For New York Times food editor Sam Sifton, not every dinner has to be perfect. While he provides plenty of recipes for memorable meals in his book, “See You on Sunday,” he admits that failure in the kitchen is part of the journey. For him, the occasional misstep (like a severely undercooked pot of beans) makes for a great story and doesn’t take away from the joys of a Sunday supper.

Christopher Kimball chatted with Sifton about his favorite cooking rituals on Milk Street Radio last week. Find out why Sunday is Sifton’s favorite day to spend in the kitchen and at the dinner table in the excerpts below, and listen to the full interview here on our websiteor via Apple Podcasts.

On the weekends of his childhood
Weekends were spent perambulating all over the city picking up different foodstuffs for amazing lunches and Sunday suppers. We traveled to Little Italy for bread, to the Upper East Side for ham and cold cuts, to Flatbush Brooklyn for special ginger beers and my dad drove around in our rattletrap old station wagon, picking up all this amazing food. It was a great childhood for food.

On his favorite Sunday dinner memory
I think one of the greatest Sunday suppers I've cooked in the last couple of years involved me taking receipt of some dried beans from a tiny farm in central Maine. I made what I thought would be this perfect dish of Boston baked beans. I cook these beans and I cook these beans and I kept cooking them, and then my friends eventually came and we had to get into them. To this day, my friend says, “maybe we should have those pebblers again.” So, here was a meal that I served with intention and love to my family and friends, and the beans tasted like little pebbles from the bottom of a stream. That's okay! I love that one of the joyous memories we can have is of that time that the beans just wouldn't soften.

On his secret fried chicken ingredient
I use a little bacon to flavor the cooking oil. If you tell people you’re going to cook fried chicken in lard, they flip out. They don't like the lard they get in their supermarket because it's commodity pork. But I do like a whisper of a porky-ness in my frying oil. When I'm heating the oil, I just slip two pieces of bacon in there and let them get crisp. I can use that bacon for anything from a BLT tomorrow, to a snack while I'm cooking all afternoon.

On mayonnaise
One of the more underrated condiments in American cooking is mayonnaise because that fat melts so beautifully onto meat. In the case of beer can chicken, it provides this sort of gloss on the exterior. With salmon, I make a mixture of mayonnaise and mustard and just spread that on the exterior of the fish, put it in a hot oven, and it melts beautifully. A little mayonnaise in coleslaw is obviously a great thing. Mayonnaise on a piece of bread is a good thing!

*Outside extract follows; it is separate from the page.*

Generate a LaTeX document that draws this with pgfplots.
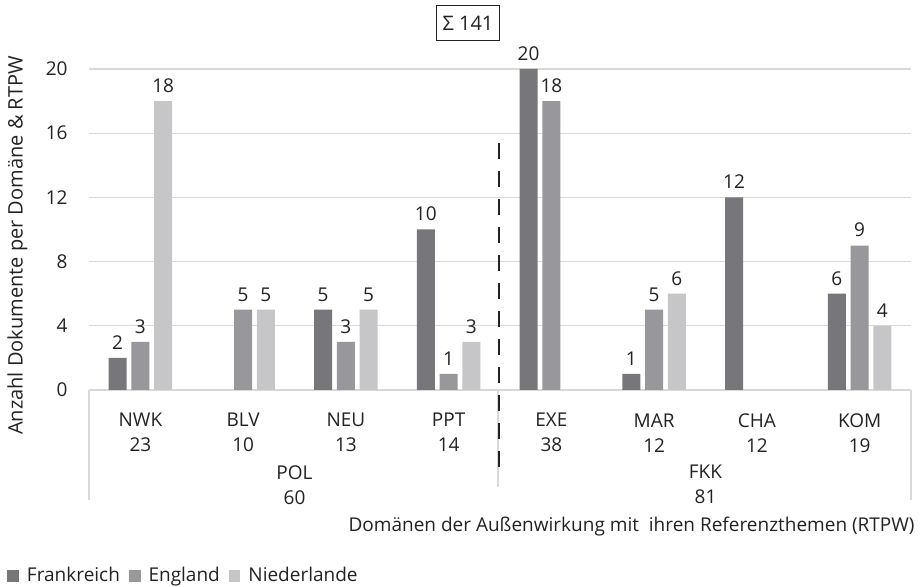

On making duck confit the easy way
If we’re going to make confit the traditional way, we’ve let the duck legs dry for a day and covered them with spices. We cook them in an incredibly low oven for a very, very, very long time, rendering the fat carefully and allowing the duck legs to sit beneath our workshop bench in the cool air until we're ready to eat them. It's an easy way to preserve duck in a complicated, super beautiful environment that none of us happen to live in. What I need is delicious duck right now. So I'm going to use a lot of olive oil. I'm going to slide my duck into that olive oil. I'm gonna let it just bubble away on the stove until it's really well done and has rendered all its fat. Then I can use it right away.

Quotes have been edited for clarity.